Back in the present, Hannah is doing everything possible to avoid her past. She is neither hunter, nor the hunted. No one is pushing her. There is no threat except the existential one posed by Hannah’s book project. She begins to unwind, surprised that writing a book about missing women churns up memories of the disappearance in 1996.

Deep into this thriller, we get this revelation: “For the first time, she feels the painful certainty: Her writers are not doing what she wishes them to do. They are not helping at all. They are sabotaging her, dragging her back to places she needs to forget. All the way back to Bachte and she doesn’t want to go back to Bachte. Can you learn how to forget?

No shock Sherlock. Hannah already lacked agency. Now the book project makes her look stupid. You can’t forget if you write about the very thing you’re trying to escape. Hubris is a tragic flaw, stupidity not so much.

If writing about authors who went missing undermines Hannah’s character, the excerpts of her book included here as a separate strand of chapters—which she repeatedly says she’s making little headway on—are dull, slowing what propulsive thrust the book gets from the fear Sophie is going to get gone and we may not find out why.

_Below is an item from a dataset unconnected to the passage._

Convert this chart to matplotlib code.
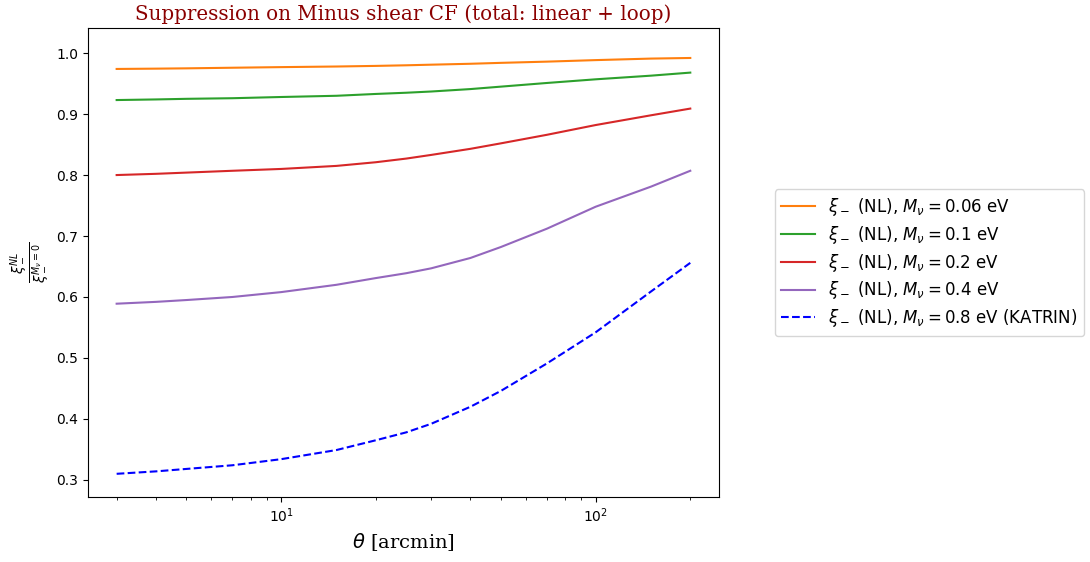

The girl-gone-girl-on-a-train sub-genre requires one final element: the unreliable narrator. There’s one in this book but more can’t be said specifically without a spoiler. Unreliable narrators are nothing more than a collection of red herrings packaged into one voice. They serve the same purpose: get the reader to believe in the wrong suspects or events. Readers who love this subgenre will likely believe what goes on here and read to the end to find the twist in the tail. They should get more from this novel before they get there than they do.